As an example, here are two queries based on these tables:

  1. Show all productions in which Kevin Bacon appeared.

    SELECT title
    FROM   people JOIN actors ON people.person_id = actors.person_id
             JOIN films ON actors.film_id = films.film_id
    WHERE  name = 'Bacon, Kevin (I)'
  2. Show all actors who appeared in the same film as Kevin Bacon.

    SELECT people.name
    FROM   people AS bacon_person JOIN actors AS bacon_films
               ON bacon_person.person_id = bacon_films.person_id
           JOIN actors ON bacon_films.film_id = actors.film_id
           JOIN people ON actors.person_id = people.person_id
    WHERE  bacon_person.name = 'Bacon, Kevin (I)'

Note: Please notice the “Reset server” link. You may want to use it in either of two situations:

Following are the problems to be answered for this assignment.

  1. Write an SQL query that lists each production's title and the number of actors it has, sorted so the number of actors is decreasing.

  2. Write an SQL query that lists each actor's name and the number of productions whose rating is 9 or more in which the actor has appeared, sorted so that this number is decreasing.

  3. Following is an SQL query that lists each person who has both directed and acted in a film whose rating is 9 or more.

    SELECT DISTINCT name
    FROM   people JOIN actors ON people.person_id = actors.person_id
           JOIN films AS acted_film ON actors.film_id = acted_film.film_id
           JOIN directors ON people.person_id = directors.person_id
           JOIN films AS directed_film ON directors.film_id = directed_film.film_id
    WHERE  acted_film.avg_rating >= 9.0
       AND directed_film.avg_rating >= 9.0
    ORDER BY name

    Find the execution time for this query. To measure execution time for this and following questions, you should execute the query three times, reporting each of the three time measurements and the median of the three trials.

  4. Think of at least two very different queries that each accomplish the same task as the previous query, and time each of them. For example, one way might use subqueries. Time each of them. (You might hope to use INTERSECT, but MySQL doesn't support this. This page discusses some alternative approaches: The UNION ALL approach might be one you try.)

  5. MySQL works hard to find the best order in which to execute your query, but it allows you to designate the order in which tables should be joined together by including the STRAIGHT_JOIN keyword: If you start the query with SELECT STRAIGHT_JOIN, MySQL will load tables in the order they are listed in the FROM clause.

    Look back to the query listed above for listing the productions in which Kevin Bacon has appeared. Use STRAIGHT_JOIN to measure the time it takes for each of the six different ways of rearranging the tables.

    Although no ordering should take more than a minute and a half, you can feel free to cancel a query when it takes more than 20 seconds, just reporting it as 20 seconds in your answer.
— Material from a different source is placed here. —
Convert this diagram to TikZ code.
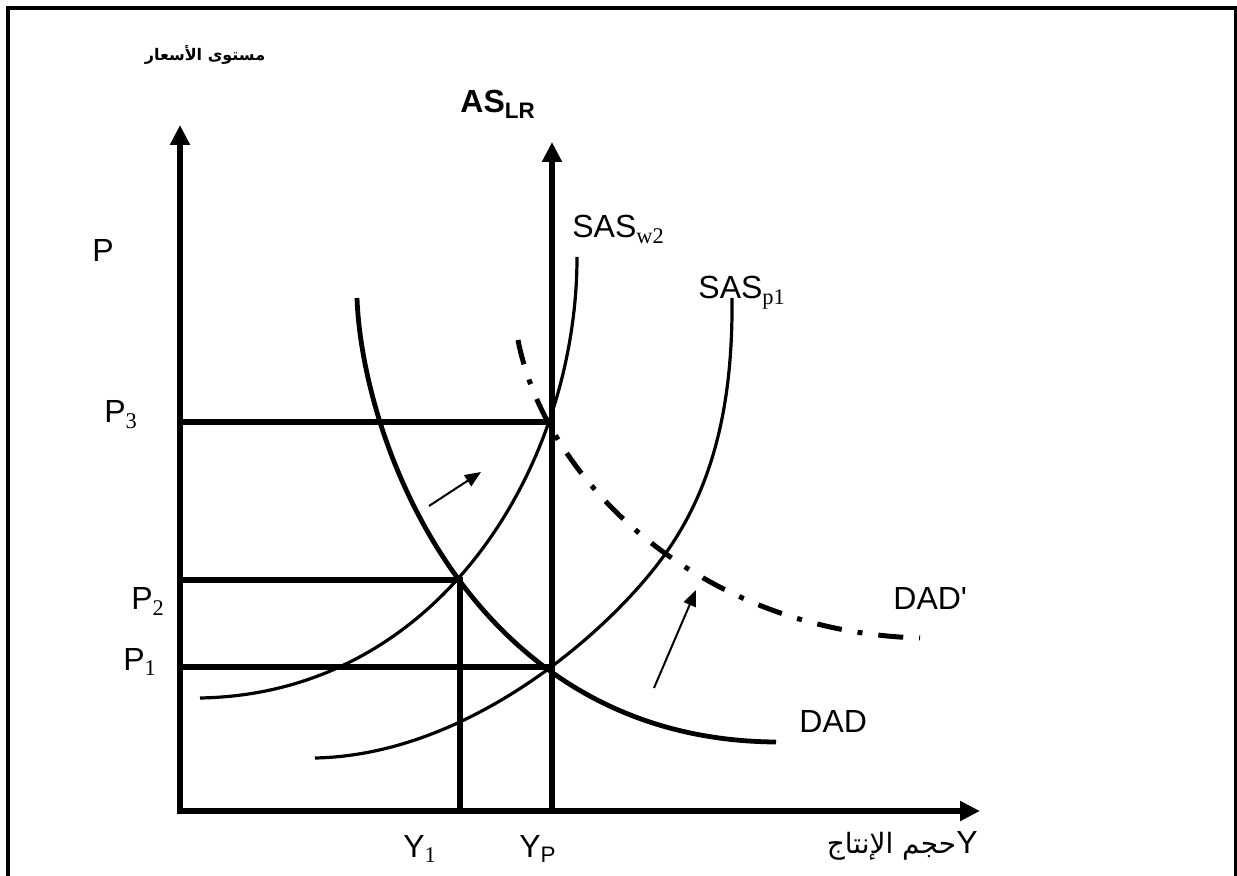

As noted above, whenever you cancel a query, be sure to click the “Reset server” so that MySQL doesn't continue working on it.

  6. Also measure the time for the query as originally written, without STRAIGHT_JOIN. Based on the time measurements, which order do you think MySQL uses if left to its own devices to find the best way? Can you provide evidence about whether it matters what order you list the tables in the FROM clause?

  7. The tables you have been using so far have several indexes on them: films has indexes on film_id and title, people has indexes on person_id and name, and both actors and directors have indexes on person_id and film_id. I have also created tables that are identical except they have fewer indexes and their name has had an underscore appended: films_ has an index only on film_id, people_ has an index only on person_id, and actors_ and directors_ do not have indexes at all.

    Modify the query listed at the top of the assignment (for displaying the productions in which Kevin Bacon has appeared) so it uses these tables instead. How much time does it take?

  8. Using STRAIGHT_JOIN and possibly rearranging the tables in the FROM clause, can you improve on the time that MySQL takes when left to its own devices to work with these tables with fewer indexes? How much of an improvement could you achieve?